The question of the demands of the eye in color combination is still more complicated. It has been traditional to consider the complementaries black-white, red-green, blue-yellow, and the other pairs resulting from the mixtures of these as the best combinations. The physiological explanation is of course found in the relief and refreshment to the organs in successive alternation of the processes of assimilation and dissimilation, and objectively in the reinforcement, through this stronger functioning of the retina, of the complementary colors themselves. This tendency to mutual aid is shown in the familiar experiment of fixating for some moments a colored object, say red, and then transferring the gaze to a white or gray expanse. The image of the object appears thereon in the complementary green. Per contra, the most complete lack of contrast makes the most unpleasing combination, because instead of a refreshing alternation of processes in the retina, a fatiguing repetition results. Red and orange (red-yellow), or red and purple (red-blue), successively stimulate the red- process with most evil effect.

This contrast theory should, however, not be interpreted too narrowly. There are pairs of so-called complementaries which make a very crude, harsh, even painful impression. The theory is happily supplemented by showing<1> that the ideal combination involves all three contrast factors, hue, saturation, and brightness. Contrast of saturation or brightness within the same hue is also pleasant. For any two qualities of the color circle, in fact, there can be found degrees of saturation and brightness in which they will form an agreeable combination, and this pleasing effect will be based on some form of contrast. But the absolute and relative extension and the space-form of the components have also a great influence on the pleasurableness of combinations.

<1> A. Kirschmann, "Die psychol.-aesthet. Bedeutung des Licht und Farbencontrastes," Philos. Studien, vol. vii.

Further rules can hardly be given; but the results of various observers<1> seem to show that the best combinations lie, as already said, among the complementaries, or among those pairs nearer together in the color circle than complementaries, which are "warmer." The reason for this last is that, in Chevreul's phraseology, combinations of cold colors change each other's peculiar hue the most, and of warm colors the least; because the complementaries of these cold colors are "warm," i.e. bright, and each, appearing on the field of the neighboring cold color, seems to fade it out; while the complementaries of the juxtaposed warm colors are not bright, and do not have sufficient strength to affect their neighbors at all. With a combination of blue and green for instance, a yellow shade would appear in the green and a red in the blue. Such a result fails to satisfy the demand, already touched on, for purity and homogeneity of color,-that is, for unimpeded seeing of color.

<1> Chevreul, De la Loi du Contraste Simultane des Couleurs. E.S. Banker, op. Cit.

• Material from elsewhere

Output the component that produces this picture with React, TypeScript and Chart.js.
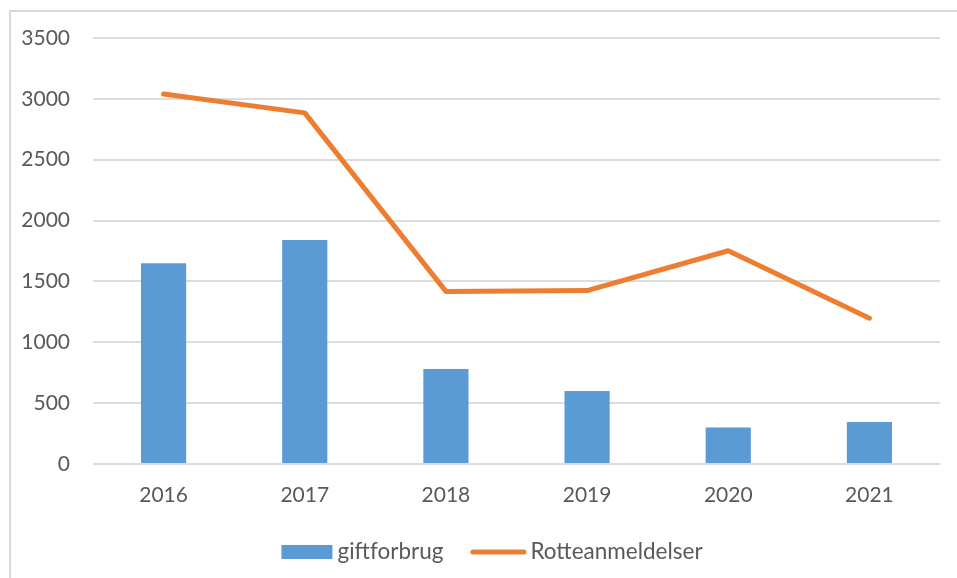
import React, { useEffect, useRef } from "react";
import { Chart, registerables } from "chart.js";

Chart.register(...registerables);

const categories = ["2016", "2017", "2018", "2019", "2020", "2021"];
const giftforbrug = [1650, 1840, 780, 600, 300, 345];
const rotteanmeldelser = [3040, 2885, 1418, 1425, 1752, 1198];
const yTicks = [0, 500, 1000, 1500, 2000, 2500, 3000, 3500];

const FONT = "Lato, 'Open Sans', sans-serif";
const TEXT = "#595959";

const legendPlugin = {
  id: "customLegend",
  afterDraw(chart: any) {
    const ctx = chart.ctx;
    const ds = chart.data.datasets;
    ctx.save();
    ctx.font = `22.5px ${FONT}`;
    ctx.textBaseline = "middle";
    ctx.fillStyle = TEXT;
    const boxW = 51;
    const lineW = 56;
    const gap1 = 5;
    const gapItems = 27;
    const t0 = ctx.measureText(ds[0].label).width;
    const t1 = ctx.measureText(ds[1].label).width;
    const total = boxW + gap1 + t0 + gapItems + lineW + 4 + t1;
    const cx = chart.width / 2 + 8;
    let x = cx - total / 2;
    const y = 540;
    ctx.fillStyle = ds[0].backgroundColor;
    ctx.fillRect(x, y - 7, boxW, 14);
    x += boxW + gap1;
    ctx.fillStyle = TEXT;
    ctx.fillText(ds[0].label, x, y);
    x += t0 + gapItems;
    ctx.strokeStyle = ds[1].borderColor;
    ctx.lineWidth = 5;
    ctx.lineCap = "round";
    ctx.beginPath();
    ctx.moveTo(x + 2.5, y);
    ctx.lineTo(x + lineW - 2.5, y);
    ctx.stroke();
    x += lineW + 4;
    ctx.fillStyle = TEXT;
    ctx.fillText(ds[1].label, x, y);
    ctx.restore();
  },
};

export default function App() {
  const ref = useRef<HTMLCanvasElement>(null);
  useEffect(() => {
    if (!ref.current) return;
    const chart = new Chart(ref.current, {
      type: "bar",
      data: {
        labels: categories,
        datasets: [
          {
            type: "bar",
            label: "giftforbrug",
            data: giftforbrug,
            backgroundColor: "#5b9bd5",
            barPercentage: 0.32,
            categoryPercentage: 1,
            order: 1,
          } as any,
          {
            type: "line",
            label: "Rotteanmeldelser",
            data: rotteanmeldelser,
            borderColor: "#ed7d31",
            backgroundColor: "#ed7d31",
            borderWidth: 5,
            pointRadius: 0,
            tension: 0,
            borderCapStyle: "round",
            borderJoinStyle: "round",
            order: 0,
          } as any,
        ],
      },
      options: {
        animation: false,
        responsive: true,
        maintainAspectRatio: false,
        layout: { padding: { top: 26, right: 17, bottom: 60, left: 0 } },
        plugins: { legend: { display: false }, tooltip: { enabled: false } },
        scales: {
          x: {
            grid: { display: false, drawTicks: false },
            border: { display: false },
            ticks: { color: TEXT, font: { family: FONT, size: 21 }, padding: 19 },
            afterFit: (s: any) => {
              s.height = 54;
              s.paddingLeft = 0;
              s.paddingRight = 0;
            },
          },
          y: {
            min: 0,
            max: 3500,
            afterBuildTicks: (s: any) => {
              s.ticks = yTicks.map((v) => ({ value: v }));
            },
            grid: { color: "#dcdcdc", lineWidth: 2, drawTicks: false },
            border: { display: false },
            ticks: {
              color: TEXT,
              font: { family: FONT, size: 21 },
              padding: 23,
              callback: (v: any) => String(v),
            },
            afterFit: (s: any) => {
              s.width = 82;
              s.paddingTop = 0;
              s.paddingBottom = 0;
            },
          },
        },
      },
      plugins: [legendPlugin],
    });
    return () => chart.destroy();
  }, []);
  return (
    <div style={{ position: "fixed", inset: 0, overflow: "hidden", background: "#fff" }}>
      <div
        style={{
          position: "absolute",
          left: 9,
          top: 10,
          width: 960,
          height: 580,
          border: "2px solid #d9d9d9",
          boxSizing: "border-box",
        }}
      >
        <div style={{ position: "absolute", left: 0, top: 0, width: 946, height: 566 }}>
          <canvas ref={ref} />
        </div>
      </div>
    </div>
  );
}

What significance have these abstract principles of beauty in the combination of colors for representative art? In the choice of objects with a definite local color, of course, these laws will be found operative. A scheme of blues and yellows is likely to be more effective than one of reds and violets. If we analyze the masterpiece of coloring, we shall find that what we at first supposed to be the wonderful single effects of color is really the result of juxtapositions which bring out each color to its highest power.